Records shown »

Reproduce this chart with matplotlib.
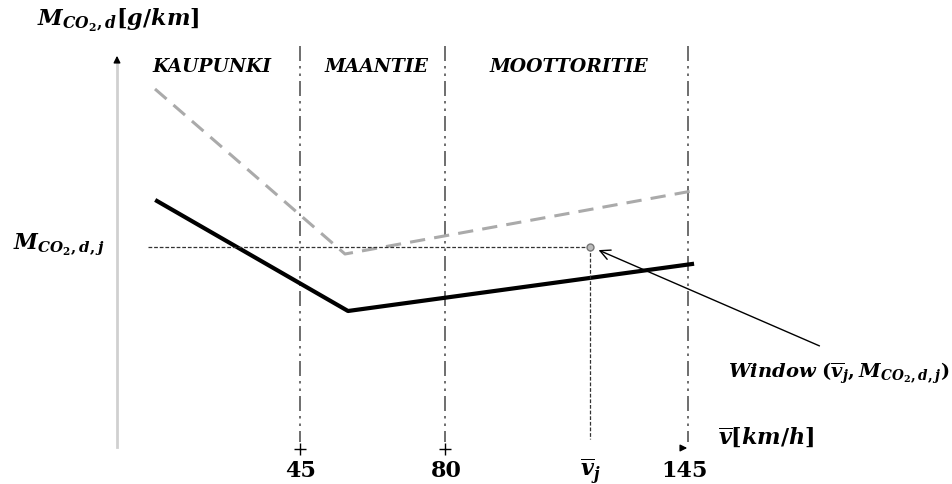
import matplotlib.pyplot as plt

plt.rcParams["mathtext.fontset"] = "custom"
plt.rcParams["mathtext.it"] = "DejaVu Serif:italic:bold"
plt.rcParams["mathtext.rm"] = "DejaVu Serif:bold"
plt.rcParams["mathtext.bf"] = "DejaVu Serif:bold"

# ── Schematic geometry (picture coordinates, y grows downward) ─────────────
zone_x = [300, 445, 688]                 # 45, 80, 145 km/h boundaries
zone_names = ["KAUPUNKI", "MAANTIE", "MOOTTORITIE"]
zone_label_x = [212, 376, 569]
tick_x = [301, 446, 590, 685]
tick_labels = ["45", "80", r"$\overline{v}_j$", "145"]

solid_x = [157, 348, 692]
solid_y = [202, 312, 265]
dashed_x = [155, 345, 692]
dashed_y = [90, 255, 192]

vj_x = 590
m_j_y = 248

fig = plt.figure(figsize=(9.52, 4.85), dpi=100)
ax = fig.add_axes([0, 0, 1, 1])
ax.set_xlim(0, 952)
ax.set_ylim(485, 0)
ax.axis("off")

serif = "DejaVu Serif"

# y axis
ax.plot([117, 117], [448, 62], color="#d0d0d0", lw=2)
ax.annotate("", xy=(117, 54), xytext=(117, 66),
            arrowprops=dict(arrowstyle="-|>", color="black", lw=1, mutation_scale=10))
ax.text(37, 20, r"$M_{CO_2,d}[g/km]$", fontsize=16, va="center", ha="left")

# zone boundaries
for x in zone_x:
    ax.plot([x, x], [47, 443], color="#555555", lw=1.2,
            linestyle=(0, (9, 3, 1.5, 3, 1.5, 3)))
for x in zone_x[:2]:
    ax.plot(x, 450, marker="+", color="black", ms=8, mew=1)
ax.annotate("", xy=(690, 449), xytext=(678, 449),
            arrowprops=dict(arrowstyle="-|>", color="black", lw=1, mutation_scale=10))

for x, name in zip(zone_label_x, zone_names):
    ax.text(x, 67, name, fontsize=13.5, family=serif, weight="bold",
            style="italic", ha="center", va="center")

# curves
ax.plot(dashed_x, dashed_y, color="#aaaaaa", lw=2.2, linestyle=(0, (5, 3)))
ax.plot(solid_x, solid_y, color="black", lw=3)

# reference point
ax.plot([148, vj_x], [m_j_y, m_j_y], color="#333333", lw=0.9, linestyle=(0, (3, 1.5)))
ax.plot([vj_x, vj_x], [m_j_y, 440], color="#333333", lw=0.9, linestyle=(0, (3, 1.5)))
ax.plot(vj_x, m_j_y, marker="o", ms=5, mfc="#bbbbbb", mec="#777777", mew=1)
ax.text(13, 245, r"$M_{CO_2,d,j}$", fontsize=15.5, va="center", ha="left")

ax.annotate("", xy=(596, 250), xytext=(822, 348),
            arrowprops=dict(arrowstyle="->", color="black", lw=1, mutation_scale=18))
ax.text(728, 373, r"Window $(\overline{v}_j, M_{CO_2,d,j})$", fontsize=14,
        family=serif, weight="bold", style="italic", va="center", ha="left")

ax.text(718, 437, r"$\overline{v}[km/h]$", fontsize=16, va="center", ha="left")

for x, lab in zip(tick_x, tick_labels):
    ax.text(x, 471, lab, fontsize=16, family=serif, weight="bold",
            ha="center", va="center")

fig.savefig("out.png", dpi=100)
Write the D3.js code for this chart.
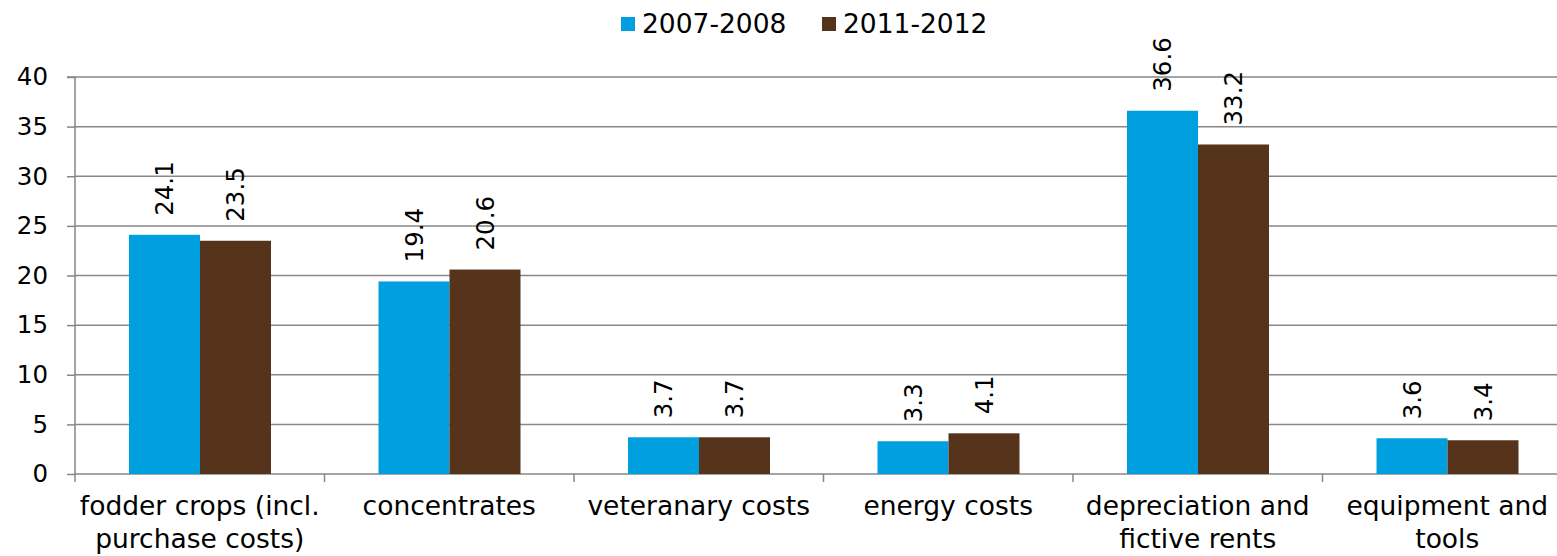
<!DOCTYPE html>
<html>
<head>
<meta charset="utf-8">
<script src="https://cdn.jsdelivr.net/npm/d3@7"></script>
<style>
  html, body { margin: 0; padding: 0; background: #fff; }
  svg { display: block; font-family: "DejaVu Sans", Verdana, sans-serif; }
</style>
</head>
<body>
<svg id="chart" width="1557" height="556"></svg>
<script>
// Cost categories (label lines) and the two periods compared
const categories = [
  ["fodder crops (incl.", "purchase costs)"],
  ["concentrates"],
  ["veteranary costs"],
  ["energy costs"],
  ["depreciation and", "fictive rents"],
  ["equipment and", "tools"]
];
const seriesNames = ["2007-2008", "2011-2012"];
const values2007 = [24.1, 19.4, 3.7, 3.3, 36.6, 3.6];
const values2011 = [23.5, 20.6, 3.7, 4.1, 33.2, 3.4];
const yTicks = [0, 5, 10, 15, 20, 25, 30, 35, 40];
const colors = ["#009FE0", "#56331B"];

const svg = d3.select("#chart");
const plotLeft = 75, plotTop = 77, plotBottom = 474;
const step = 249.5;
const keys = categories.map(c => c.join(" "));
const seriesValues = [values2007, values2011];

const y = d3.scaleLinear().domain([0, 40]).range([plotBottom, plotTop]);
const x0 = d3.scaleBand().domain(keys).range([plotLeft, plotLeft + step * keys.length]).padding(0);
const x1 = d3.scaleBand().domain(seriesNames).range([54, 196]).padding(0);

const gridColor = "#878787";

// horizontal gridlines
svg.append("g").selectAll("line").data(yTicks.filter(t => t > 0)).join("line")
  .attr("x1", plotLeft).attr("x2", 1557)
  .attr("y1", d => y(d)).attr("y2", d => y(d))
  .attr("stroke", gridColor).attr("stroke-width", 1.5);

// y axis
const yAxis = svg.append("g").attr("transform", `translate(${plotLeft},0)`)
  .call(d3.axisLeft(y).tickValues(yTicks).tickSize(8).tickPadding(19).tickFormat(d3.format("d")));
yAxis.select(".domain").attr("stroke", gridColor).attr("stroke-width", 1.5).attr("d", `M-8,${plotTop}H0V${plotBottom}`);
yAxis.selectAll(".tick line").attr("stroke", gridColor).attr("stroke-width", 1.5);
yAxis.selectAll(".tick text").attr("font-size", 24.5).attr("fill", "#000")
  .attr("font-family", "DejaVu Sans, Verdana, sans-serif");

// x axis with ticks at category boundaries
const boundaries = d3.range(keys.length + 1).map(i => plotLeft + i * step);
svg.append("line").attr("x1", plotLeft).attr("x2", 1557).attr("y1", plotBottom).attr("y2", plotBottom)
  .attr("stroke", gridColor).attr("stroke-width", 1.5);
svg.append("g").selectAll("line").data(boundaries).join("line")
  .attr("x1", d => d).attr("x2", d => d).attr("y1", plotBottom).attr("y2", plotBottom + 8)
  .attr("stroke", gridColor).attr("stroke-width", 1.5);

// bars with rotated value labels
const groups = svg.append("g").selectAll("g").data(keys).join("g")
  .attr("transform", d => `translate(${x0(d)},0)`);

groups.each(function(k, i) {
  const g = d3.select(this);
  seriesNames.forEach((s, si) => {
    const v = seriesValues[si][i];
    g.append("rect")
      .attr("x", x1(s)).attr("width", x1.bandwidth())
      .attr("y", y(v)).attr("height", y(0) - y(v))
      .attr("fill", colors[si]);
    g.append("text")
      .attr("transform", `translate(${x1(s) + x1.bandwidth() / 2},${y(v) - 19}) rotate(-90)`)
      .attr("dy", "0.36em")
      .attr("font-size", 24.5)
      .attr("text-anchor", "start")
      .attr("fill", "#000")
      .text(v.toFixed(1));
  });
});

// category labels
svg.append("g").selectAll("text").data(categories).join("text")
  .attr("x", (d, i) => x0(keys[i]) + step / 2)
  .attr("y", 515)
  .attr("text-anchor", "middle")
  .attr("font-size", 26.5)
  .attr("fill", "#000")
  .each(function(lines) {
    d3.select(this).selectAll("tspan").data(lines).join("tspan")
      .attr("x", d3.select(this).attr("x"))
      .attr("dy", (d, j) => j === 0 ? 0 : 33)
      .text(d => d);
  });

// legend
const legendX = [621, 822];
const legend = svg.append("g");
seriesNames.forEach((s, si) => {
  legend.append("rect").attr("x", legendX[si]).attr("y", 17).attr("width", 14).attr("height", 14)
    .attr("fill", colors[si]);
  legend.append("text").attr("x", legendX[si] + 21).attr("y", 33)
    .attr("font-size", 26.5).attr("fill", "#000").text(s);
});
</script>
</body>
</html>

Given instruction »
Make an exact copy of the lines from the one that contains "Write the D3.js code for this chart." through the one that contains "const seriesValues = [values2007, values2011];", both included, and no other lines. Pictures are skipped.

Exercise output »
Write the D3.js code for this chart.
<!DOCTYPE html>
<html>
<head>
<meta charset="utf-8">
<script src="https://cdn.jsdelivr.net/npm/d3@7"></script>
<style>
  html, body { margin: 0; padding: 0; background: #fff; }
  svg { display: block; font-family: "DejaVu Sans", Verdana, sans-serif; }
</style>
</head>
<body>
<svg id="chart" width="1557" height="556"></svg>
<script>
// Cost categories (label lines) and the two periods compared
const categories = [
  ["fodder crops (incl.", "purchase costs)"],
  ["concentrates"],
  ["veteranary costs"],
  ["energy costs"],
  ["depreciation and", "fictive rents"],
  ["equipment and", "tools"]
];
const seriesNames = ["2007-2008", "2011-2012"];
const values2007 = [24.1, 19.4, 3.7, 3.3, 36.6, 3.6];
const values2011 = [23.5, 20.6, 3.7, 4.1, 33.2, 3.4];
const yTicks = [0, 5, 10, 15, 20, 25, 30, 35, 40];
const colors = ["#009FE0", "#56331B"];

const svg = d3.select("#chart");
const plotLeft = 75, plotTop = 77, plotBottom = 474;
const step = 249.5;
const keys = categories.map(c => c.join(" "));
const seriesValues = [values2007, values2011];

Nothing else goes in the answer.